■ AIM
Transcribe every line exactly. Leave the pictures behind.

■ TASK DATA
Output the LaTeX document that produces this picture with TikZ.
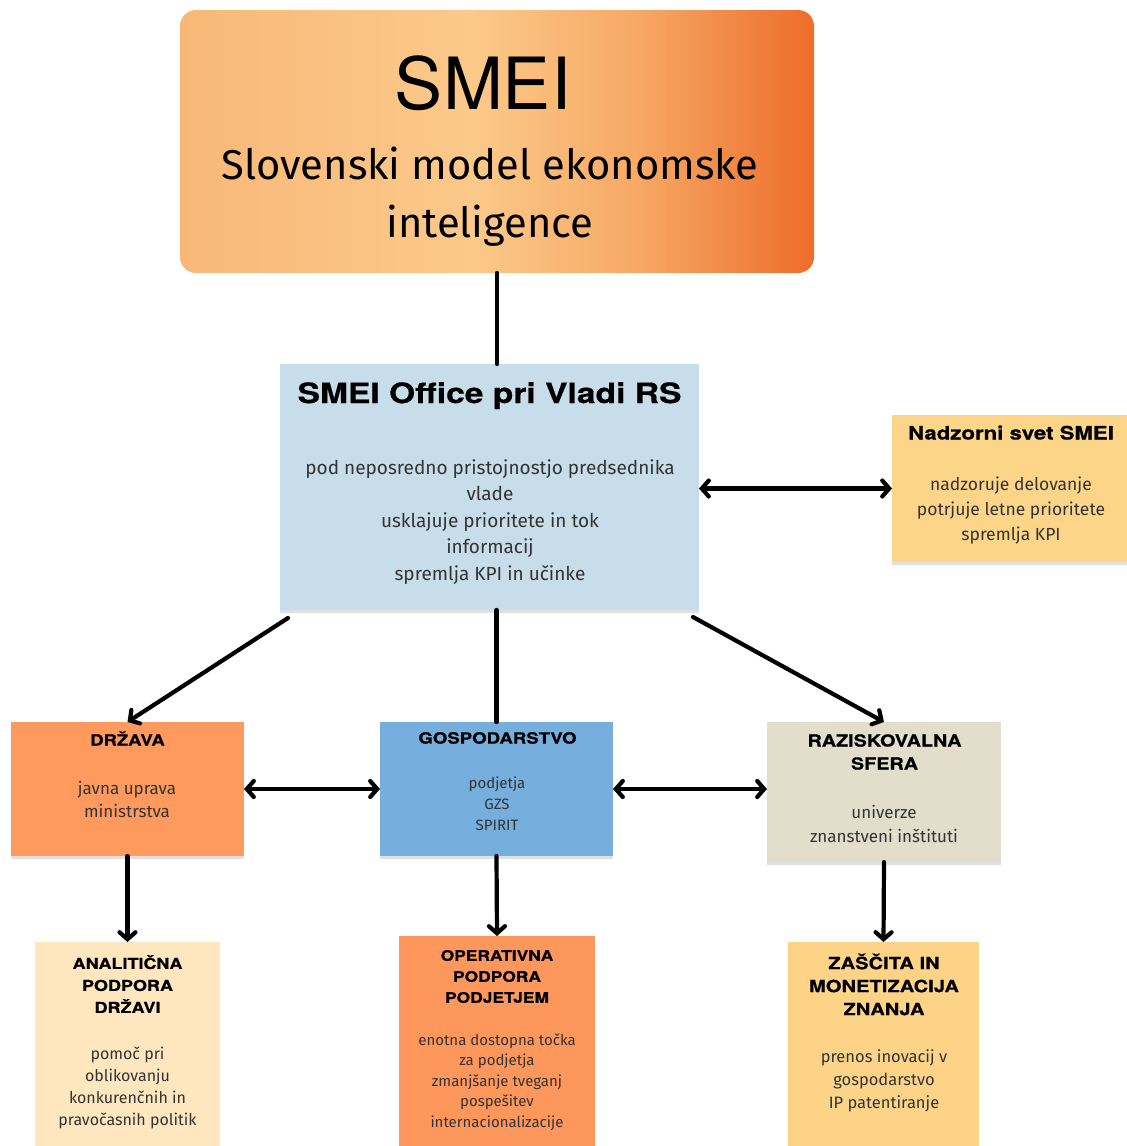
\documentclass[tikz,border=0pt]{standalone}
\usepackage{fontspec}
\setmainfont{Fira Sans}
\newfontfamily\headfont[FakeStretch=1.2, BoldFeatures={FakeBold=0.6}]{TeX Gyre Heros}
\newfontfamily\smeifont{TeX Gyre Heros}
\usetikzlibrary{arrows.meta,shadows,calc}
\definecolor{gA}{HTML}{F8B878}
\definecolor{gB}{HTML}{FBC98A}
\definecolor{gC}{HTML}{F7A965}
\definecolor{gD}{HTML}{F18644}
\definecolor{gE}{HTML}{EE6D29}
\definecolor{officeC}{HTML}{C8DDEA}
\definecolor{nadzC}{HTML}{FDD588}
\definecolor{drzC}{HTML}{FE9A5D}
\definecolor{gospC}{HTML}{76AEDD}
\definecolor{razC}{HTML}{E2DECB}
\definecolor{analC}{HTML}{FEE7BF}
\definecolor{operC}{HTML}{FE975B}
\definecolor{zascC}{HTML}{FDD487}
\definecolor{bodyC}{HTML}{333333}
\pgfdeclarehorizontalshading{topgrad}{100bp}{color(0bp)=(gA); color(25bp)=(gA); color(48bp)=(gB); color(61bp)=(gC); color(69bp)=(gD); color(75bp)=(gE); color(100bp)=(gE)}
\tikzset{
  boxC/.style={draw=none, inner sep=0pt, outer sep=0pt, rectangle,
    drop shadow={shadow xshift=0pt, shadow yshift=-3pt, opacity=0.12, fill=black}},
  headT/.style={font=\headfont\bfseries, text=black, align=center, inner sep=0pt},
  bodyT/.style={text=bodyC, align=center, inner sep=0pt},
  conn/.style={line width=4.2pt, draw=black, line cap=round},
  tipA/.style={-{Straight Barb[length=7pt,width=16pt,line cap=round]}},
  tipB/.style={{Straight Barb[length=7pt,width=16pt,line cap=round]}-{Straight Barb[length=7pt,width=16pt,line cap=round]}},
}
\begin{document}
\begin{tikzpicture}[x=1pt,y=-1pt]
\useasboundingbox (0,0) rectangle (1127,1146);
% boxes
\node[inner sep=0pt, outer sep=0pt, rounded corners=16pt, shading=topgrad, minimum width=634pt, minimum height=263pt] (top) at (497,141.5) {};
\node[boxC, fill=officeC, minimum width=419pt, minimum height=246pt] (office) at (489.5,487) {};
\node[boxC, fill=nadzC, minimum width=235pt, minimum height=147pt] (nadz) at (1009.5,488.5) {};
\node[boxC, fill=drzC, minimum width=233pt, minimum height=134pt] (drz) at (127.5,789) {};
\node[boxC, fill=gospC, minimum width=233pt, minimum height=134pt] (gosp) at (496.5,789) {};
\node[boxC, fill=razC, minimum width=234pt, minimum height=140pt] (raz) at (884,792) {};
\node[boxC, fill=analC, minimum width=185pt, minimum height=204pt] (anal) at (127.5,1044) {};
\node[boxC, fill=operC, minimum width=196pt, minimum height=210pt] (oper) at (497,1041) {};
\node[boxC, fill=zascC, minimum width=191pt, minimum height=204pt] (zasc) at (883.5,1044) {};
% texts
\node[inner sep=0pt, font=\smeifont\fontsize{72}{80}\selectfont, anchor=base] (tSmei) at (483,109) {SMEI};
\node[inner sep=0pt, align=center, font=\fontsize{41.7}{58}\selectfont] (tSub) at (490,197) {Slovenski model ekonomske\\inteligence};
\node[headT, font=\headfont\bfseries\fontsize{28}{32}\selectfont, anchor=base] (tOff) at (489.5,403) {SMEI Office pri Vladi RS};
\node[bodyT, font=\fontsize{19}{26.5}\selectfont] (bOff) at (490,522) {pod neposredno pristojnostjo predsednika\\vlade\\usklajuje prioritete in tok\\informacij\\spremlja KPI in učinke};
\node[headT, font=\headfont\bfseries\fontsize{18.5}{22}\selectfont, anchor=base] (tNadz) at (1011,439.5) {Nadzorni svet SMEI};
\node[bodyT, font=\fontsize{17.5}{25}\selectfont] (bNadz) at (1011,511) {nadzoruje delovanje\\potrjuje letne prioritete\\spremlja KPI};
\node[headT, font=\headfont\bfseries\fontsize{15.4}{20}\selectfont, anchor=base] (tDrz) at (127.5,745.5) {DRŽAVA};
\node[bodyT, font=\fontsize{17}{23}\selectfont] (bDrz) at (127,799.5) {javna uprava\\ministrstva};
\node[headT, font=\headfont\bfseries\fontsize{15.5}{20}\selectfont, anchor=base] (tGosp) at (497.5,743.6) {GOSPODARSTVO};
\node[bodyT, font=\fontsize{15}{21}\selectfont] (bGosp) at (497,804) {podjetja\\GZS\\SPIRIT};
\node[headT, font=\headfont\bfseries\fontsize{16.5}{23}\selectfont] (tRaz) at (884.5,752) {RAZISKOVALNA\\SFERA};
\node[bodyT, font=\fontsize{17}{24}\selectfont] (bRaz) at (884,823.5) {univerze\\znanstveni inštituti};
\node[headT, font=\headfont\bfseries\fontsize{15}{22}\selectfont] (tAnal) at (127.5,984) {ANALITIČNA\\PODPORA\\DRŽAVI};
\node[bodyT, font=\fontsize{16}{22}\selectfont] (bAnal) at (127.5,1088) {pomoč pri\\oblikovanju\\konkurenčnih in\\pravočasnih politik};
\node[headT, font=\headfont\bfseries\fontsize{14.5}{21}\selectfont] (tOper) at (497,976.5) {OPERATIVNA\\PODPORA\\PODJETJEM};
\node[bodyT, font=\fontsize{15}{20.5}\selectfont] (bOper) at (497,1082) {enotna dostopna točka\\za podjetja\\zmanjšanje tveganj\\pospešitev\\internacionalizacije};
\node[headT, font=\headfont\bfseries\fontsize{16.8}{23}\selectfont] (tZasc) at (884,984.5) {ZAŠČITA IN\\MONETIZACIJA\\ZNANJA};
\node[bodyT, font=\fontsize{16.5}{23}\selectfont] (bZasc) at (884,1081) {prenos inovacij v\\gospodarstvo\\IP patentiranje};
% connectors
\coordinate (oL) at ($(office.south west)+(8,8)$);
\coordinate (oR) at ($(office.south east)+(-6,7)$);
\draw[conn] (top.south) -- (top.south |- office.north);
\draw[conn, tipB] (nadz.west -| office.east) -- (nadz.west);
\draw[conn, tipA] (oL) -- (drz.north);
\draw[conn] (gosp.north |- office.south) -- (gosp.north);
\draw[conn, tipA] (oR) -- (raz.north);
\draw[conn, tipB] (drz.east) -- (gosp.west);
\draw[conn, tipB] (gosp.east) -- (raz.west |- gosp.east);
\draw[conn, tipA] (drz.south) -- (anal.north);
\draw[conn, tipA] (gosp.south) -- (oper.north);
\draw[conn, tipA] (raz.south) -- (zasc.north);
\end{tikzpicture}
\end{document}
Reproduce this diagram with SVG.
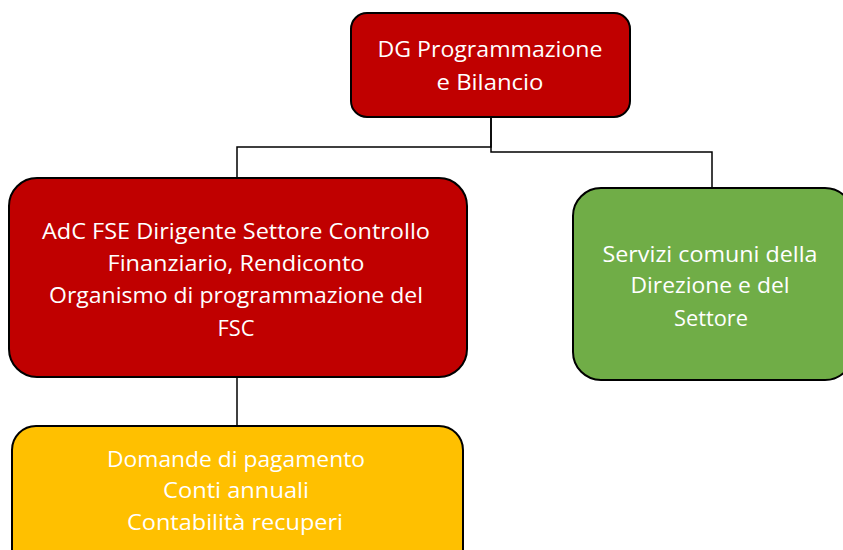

■ SOLVED EXERCISE
Output the LaTeX document that produces this picture with TikZ.
\documentclass[tikz,border=0pt]{standalone}
\usepackage{fontspec}
\setmainfont{Fira Sans}
\newfontfamily\headfont[FakeStretch=1.2, BoldFeatures={FakeBold=0.6}]{TeX Gyre Heros}
\newfontfamily\smeifont{TeX Gyre Heros}
\usetikzlibrary{arrows.meta,shadows,calc}
\definecolor{gA}{HTML}{F8B878}
\definecolor{gB}{HTML}{FBC98A}
\definecolor{gC}{HTML}{F7A965}
\definecolor{gD}{HTML}{F18644}
\definecolor{gE}{HTML}{EE6D29}
\definecolor{officeC}{HTML}{C8DDEA}
\definecolor{nadzC}{HTML}{FDD588}
\definecolor{drzC}{HTML}{FE9A5D}
\definecolor{gospC}{HTML}{76AEDD}
\definecolor{razC}{HTML}{E2DECB}
\definecolor{analC}{HTML}{FEE7BF}
\definecolor{operC}{HTML}{FE975B}
\definecolor{zascC}{HTML}{FDD487}
\definecolor{bodyC}{HTML}{333333}
\pgfdeclarehorizontalshading{topgrad}{100bp}{color(0bp)=(gA); color(25bp)=(gA); color(48bp)=(gB); color(61bp)=(gC); color(69bp)=(gD); color(75bp)=(gE); color(100bp)=(gE)}
\tikzset{
  boxC/.style={draw=none, inner sep=0pt, outer sep=0pt, rectangle,
    drop shadow={shadow xshift=0pt, shadow yshift=-3pt, opacity=0.12, fill=black}},
  headT/.style={font=\headfont\bfseries, text=black, align=center, inner sep=0pt},
  bodyT/.style={text=bodyC, align=center, inner sep=0pt},
  conn/.style={line width=4.2pt, draw=black, line cap=round},
  tipA/.style={-{Straight Barb[length=7pt,width=16pt,line cap=round]}},
  tipB/.style={{Straight Barb[length=7pt,width=16pt,line cap=round]}-{Straight Barb[length=7pt,width=16pt,line cap=round]}},
}
\begin{document}
\begin{tikzpicture}[x=1pt,y=-1pt]
\useasboundingbox (0,0) rectangle (1127,1146);
% boxes
\node[inner sep=0pt, outer sep=0pt, rounded corners=16pt, shading=topgrad, minimum width=634pt, minimum height=263pt] (top) at (497,141.5) {};
\node[boxC, fill=officeC, minimum width=419pt, minimum height=246pt] (office) at (489.5,487) {};
\node[boxC, fill=nadzC, minimum width=235pt, minimum height=147pt] (nadz) at (1009.5,488.5) {};
\node[boxC, fill=drzC, minimum width=233pt, minimum height=134pt] (drz) at (127.5,789) {};
\node[boxC, fill=gospC, minimum width=233pt, minimum height=134pt] (gosp) at (496.5,789) {};
\node[boxC, fill=razC, minimum width=234pt, minimum height=140pt] (raz) at (884,792) {};
\node[boxC, fill=analC, minimum width=185pt, minimum height=204pt] (anal) at (127.5,1044) {};
\node[boxC, fill=operC, minimum width=196pt, minimum height=210pt] (oper) at (497,1041) {};
\node[boxC, fill=zascC, minimum width=191pt, minimum height=204pt] (zasc) at (883.5,1044) {};
% texts
\node[inner sep=0pt, font=\smeifont\fontsize{72}{80}\selectfont, anchor=base] (tSmei) at (483,109) {SMEI};
\node[inner sep=0pt, align=center, font=\fontsize{41.7}{58}\selectfont] (tSub) at (490,197) {Slovenski model ekonomske\\inteligence};
\node[headT, font=\headfont\bfseries\fontsize{28}{32}\selectfont, anchor=base] (tOff) at (489.5,403) {SMEI Office pri Vladi RS};
\node[bodyT, font=\fontsize{19}{26.5}\selectfont] (bOff) at (490,522) {pod neposredno pristojnostjo predsednika\\vlade\\usklajuje prioritete in tok\\informacij\\spremlja KPI in učinke};
\node[headT, font=\headfont\bfseries\fontsize{18.5}{22}\selectfont, anchor=base] (tNadz) at (1011,439.5) {Nadzorni svet SMEI};
\node[bodyT, font=\fontsize{17.5}{25}\selectfont] (bNadz) at (1011,511) {nadzoruje delovanje\\potrjuje letne prioritete\\spremlja KPI};
\node[headT, font=\headfont\bfseries\fontsize{15.4}{20}\selectfont, anchor=base] (tDrz) at (127.5,745.5) {DRŽAVA};
\node[bodyT, font=\fontsize{17}{23}\selectfont] (bDrz) at (127,799.5) {javna uprava\\ministrstva};
\node[headT, font=\headfont\bfseries\fontsize{15.5}{20}\selectfont, anchor=base] (tGosp) at (497.5,743.6) {GOSPODARSTVO};
\node[bodyT, font=\fontsize{15}{21}\selectfont] (bGosp) at (497,804) {podjetja\\GZS\\SPIRIT};
\node[headT, font=\headfont\bfseries\fontsize{16.5}{23}\selectfont] (tRaz) at (884.5,752) {RAZISKOVALNA\\SFERA};
\node[bodyT, font=\fontsize{17}{24}\selectfont] (bRaz) at (884,823.5) {univerze\\znanstveni inštituti};
\node[headT, font=\headfont\bfseries\fontsize{15}{22}\selectfont] (tAnal) at (127.5,984) {ANALITIČNA\\PODPORA\\DRŽAVI};
\node[bodyT, font=\fontsize{16}{22}\selectfont] (bAnal) at (127.5,1088) {pomoč pri\\oblikovanju\\konkurenčnih in\\pravočasnih politik};
\node[headT, font=\headfont\bfseries\fontsize{14.5}{21}\selectfont] (tOper) at (497,976.5) {OPERATIVNA\\PODPORA\\PODJETJEM};
\node[bodyT, font=\fontsize{15}{20.5}\selectfont] (bOper) at (497,1082) {enotna dostopna točka\\za podjetja\\zmanjšanje tveganj\\pospešitev\\internacionalizacije};
\node[headT, font=\headfont\bfseries\fontsize{16.8}{23}\selectfont] (tZasc) at (884,984.5) {ZAŠČITA IN\\MONETIZACIJA\\ZNANJA};
\node[bodyT, font=\fontsize{16.5}{23}\selectfont] (bZasc) at (884,1081) {prenos inovacij v\\gospodarstvo\\IP patentiranje};
% connectors
\coordinate (oL) at ($(office.south west)+(8,8)$);
\coordinate (oR) at ($(office.south east)+(-6,7)$);
\draw[conn] (top.south) -- (top.south |- office.north);
\draw[conn, tipB] (nadz.west -| office.east) -- (nadz.west);
\draw[conn, tipA] (oL) -- (drz.north);
\draw[conn] (gosp.north |- office.south) -- (gosp.north);
\draw[conn, tipA] (oR) -- (raz.north);
\draw[conn, tipB] (drz.east) -- (gosp.west);
\draw[conn, tipB] (gosp.east) -- (raz.west |- gosp.east);
\draw[conn, tipA] (drz.south) -- (anal.north);
\draw[conn, tipA] (gosp.south) -- (oper.north);
\draw[conn, tipA] (raz.south) -- (zasc.north);
\end{tikzpicture}
\end{document}
Reproduce this diagram with SVG.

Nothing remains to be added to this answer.